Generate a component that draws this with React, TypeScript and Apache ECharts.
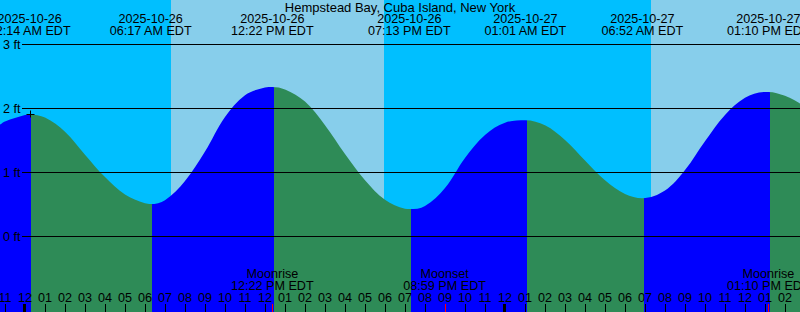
import React, { useEffect, useRef } from 'react';
import * as echarts from 'echarts';

// ---------- data ----------
const TITLE = 'Hempstead Bay, Cuba Island, New York';

// hours since 2025-10-26 00:00 EDT, water level in feet
const tideHours = [
  -1.25, -1, 0, 0.233, 1, 2, 3, 4, 5, 6, 6.283, 7, 8, 9, 10, 11, 12, 12.367, 13, 14, 15, 16, 17, 18, 19,
  19.217, 20, 21, 22, 23, 24, 25.017, 26, 27, 28, 29, 30, 30.867, 32, 33, 34, 35, 36, 37, 37.167, 38, 38.75,
];
const tideFeet = [
  1.74, 1.79, 1.89, 1.9, 1.85, 1.63, 1.27, 0.92, 0.65, 0.51, 0.5, 0.56, 0.86, 1.32, 1.86, 2.2, 2.32, 2.33, 2.29, 2.1, 1.73, 1.28, 0.87, 0.565, 0.425,
  0.42, 0.47, 0.75, 1.22, 1.58, 1.77, 1.81, 1.73, 1.5, 1.18, 0.87, 0.655, 0.59, 0.71, 1.03, 1.48, 1.89, 2.16, 2.25, 2.25, 2.19, 2.07,
];

const extremeHours = [0.233, 6.283, 12.367, 19.217, 25.017, 30.867, 37.167];
const extremeFeet = [1.9, 0.5, 2.33, 0.42, 1.81, 0.59, 2.25];
const extremeKinds = ['High', 'Low', 'High', 'Low', 'High', 'Low', 'High'];
const extremeDates = ['2025-10-26', '2025-10-26', '2025-10-26', '2025-10-26', '2025-10-27', '2025-10-27', '2025-10-27'];
const extremeTimes = ['12:14 AM EDT', '06:17 AM EDT', '12:22 PM EDT', '07:13 PM EDT', '01:01 AM EDT', '06:52 AM EDT', '01:10 PM EDT'];

const moonHours = [12.367, 20.983, 37.167];
const moonNames = ['Moonrise', 'Moonset', 'Moonrise'];
const moonTimes = ['12:22 PM EDT', '08:59 PM EDT', '01:10 PM EDT'];

// [start hour, end hour, isDay]
const skyBands = [
  [-1.25, 7.3, 0],
  [7.3, 17.95, 1],
  [17.95, 31.3, 0],
  [31.3, 38.75, 1],
];

const hourTicks = [
  -1, 0, 1, 2, 3, 4, 5, 6, 7, 8, 9, 10, 11, 12, 13, 14, 15, 16, 17, 18, 19, 20, 21, 22, 23,
  24, 25, 26, 27, 28, 29, 30, 31, 32, 33, 34, 35, 36, 37, 38,
];
const hourLabels = [
  '11', '12', '01', '02', '03', '04', '05', '06', '07', '08', '09', '10', '11', '12', '01', '02', '03', '04', '05', '06', '07', '08', '09', '10', '11',
  '12', '01', '02', '03', '04', '05', '06', '07', '08', '09', '10', '11', '12', '01', '02',
];
const midnightHours = [0, 24];

const gridFeet = [0, 1, 2, 3];
const gridLabels = ['0 ft', '1 ft', '2 ft', '3 ft'];

// ---------- style ----------
const X_MIN = -1.25;
const X_MAX = 38.75;
const Y_MIN = -1.1875;
const Y_MAX = 3.6875;
const GRID_X0 = -0.15;
const FILL_SHIFT = 0.07;
const NIGHT = '#00BFFF';
const DAY = '#87CEEB';
const RISING = '#0000FF';
const FALLING = '#2E8B57';
const FAMILY = '"Liberation Sans", Arial, Helvetica, sans-serif';
const FS = 12.6;
const FONT = `${FS}px ${FAMILY}`;

export default function App() {
  const ref = useRef<HTMLDivElement>(null);

  useEffect(() => {
    document.body.style.margin = '0';
    const chart = echarts.init(ref.current!, null, { renderer: 'svg', width: 800, height: 312 });

    const bounds = [-10, ...extremeHours.map((h) => h + FILL_SHIFT), 50];
    const pieces = bounds.slice(0, -1).map((b, i) => {
      let rising: boolean;
      if (i < extremeKinds.length) rising = extremeKinds[i] === 'High';
      else rising = extremeKinds[extremeKinds.length - 1] === 'Low';
      return { min: b, max: bounds[i + 1], color: rising ? RISING : FALLING };
    });

    const txt = (text: string, x: number, y: number, align = 'center') => ({
      type: 'text',
      silent: true,
      style: { text, x, y, align, verticalAlign: 'middle', fill: '#000', font: FONT },
    });

    const option: any = {
      animation: false,
      title: {
        text: TITLE,
        left: 'center',
        top: 1,
        padding: 0,
        textStyle: { fontSize: 13, fontFamily: FAMILY, fontWeight: 'normal', color: '#000' },
      },
      grid: { left: 0, right: 0, top: 0, bottom: 0, containLabel: false, outerBoundsMode: 'none' },
      xAxis: {
        type: 'value',
        position: 'bottom',
        min: X_MIN,
        max: X_MAX,
        z: 10,
        axisLine: { show: false, onZero: false },
        splitLine: { show: false },
        axisTick: { show: true, inside: true, length: 8, customValues: hourTicks, lineStyle: { color: '#000', width: 1 } },
        axisLabel: {
          show: true,
          inside: true,
          margin: 8,
          customValues: hourTicks,
          hideOverlap: false,
          formatter: (v: number) => hourLabels[hourTicks.indexOf(Math.round(v))] ?? '',
          color: '#000',
          fontFamily: FAMILY,
          fontSize: FS,
        },
      },
      yAxis: { type: 'value', min: Y_MIN, max: Y_MAX, show: false },
      visualMap: { type: 'piecewise', show: false, seriesIndex: 1, dimension: 0, pieces },
      series: [
        {
          type: 'custom',
          name: 'sky',
          z: 1,
          silent: true,
          data: skyBands,
          renderItem: (p: any, api: any) => {
            const a = api.coord([api.value(0), Y_MAX]);
            const b = api.coord([api.value(1), Y_MIN]);
            return {
              type: 'rect',
              shape: { x: a[0], y: a[1], width: b[0] - a[0], height: b[1] - a[1] },
              style: { fill: api.value(2) ? DAY : NIGHT },
            };
          },
        },
        {
          type: 'line',
          name: 'tide',
          z: 2,
          silent: true,
          data: tideHours.map((h, i) => [h, tideFeet[i]]),
          smooth: 0.35,
          showSymbol: false,
          symbol: 'none',
          lineStyle: { width: 0 },
          areaStyle: { opacity: 1, origin: 'start' },
        },
        {
          type: 'custom',
          name: 'grid',
          z: 3,
          silent: true,
          data: gridFeet.map((v) => [GRID_X0, v]),
          renderItem: (p: any, api: any) => {
            const a = api.coord([GRID_X0, api.value(1)]);
            const b = api.coord([X_MAX, api.value(1)]);
            const y = Math.round(a[1]) + 0.5;
            return {
              type: 'group',
              children: [
                { type: 'line', shape: { x1: a[0], y1: y, x2: b[0], y2: y }, style: { stroke: '#000', lineWidth: 1 } },
                txt(gridLabels[p.dataIndex], 3, y, 'left'),
              ],
            };
          },
        },
        {
          type: 'custom',
          name: 'extremes',
          z: 4,
          silent: true,
          data: extremeHours.map((h, i) => [h, extremeFeet[i]]),
          renderItem: (p: any, api: any) => {
            const x = api.coord([api.value(0), 0])[0];
            return {
              type: 'group',
              children: [txt(extremeDates[p.dataIndex], x, 19), txt(extremeTimes[p.dataIndex], x, 30.5)],
            };
          },
        },
        {
          type: 'custom',
          name: 'moon',
          z: 20,
          silent: true,
          data: moonHours.map((h) => [h, 0]),
          renderItem: (p: any, api: any) => {
            const x = api.coord([api.value(0), 0])[0];
            const xt = Math.round(x) + 0.5;
            return {
              type: 'group',
              children: [
                txt(moonNames[p.dataIndex], x, 273.5),
                txt(moonTimes[p.dataIndex], x, 285.5),
                { type: 'line', shape: { x1: xt, y1: 304, x2: xt, y2: 312 }, style: { stroke: '#FF0000', lineWidth: 1 } },
              ],
            };
          },
        },
        {
          type: 'custom',
          name: 'midnight',
          z: 20,
          silent: true,
          data: midnightHours.map((h) => [h, 0]),
          renderItem: (p: any, api: any) => {
            const x = Math.round(api.coord([api.value(0), 0])[0]);
            return { type: 'rect', shape: { x: x - 2, y: 304, width: 3, height: 8 }, style: { fill: '#000' } };
          },
        },
        {
          type: 'custom',
          name: 'marker',
          z: 20,
          silent: true,
          data: [[extremeHours[0], extremeFeet[0]]],
          renderItem: (p: any, api: any) => {
            const c = api.coord([api.value(0), api.value(1)]);
            const x = Math.round(c[0]) + 0.5;
            const y = Math.round(c[1]) + 0.5;
            return {
              type: 'group',
              children: [
                { type: 'line', shape: { x1: x - 4, y1: y, x2: x + 4, y2: y }, style: { stroke: '#000', lineWidth: 1 } },
                { type: 'line', shape: { x1: x, y1: y - 4, x2: x, y2: y + 3 }, style: { stroke: '#000', lineWidth: 1 } },
              ],
            };
          },
        },
      ],
    };

    chart.setOption(option);
    return () => chart.dispose();
  }, []);

  return <div ref={ref} style={{ position: 'absolute', left: 0, top: 0, width: 800, height: 312 }} />;
}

--------------------------------

From the listing above, copy every line that includes the word "React".

Generate a component that draws this with React, TypeScript and Apache ECharts.
import React, { useEffect, useRef } from 'react';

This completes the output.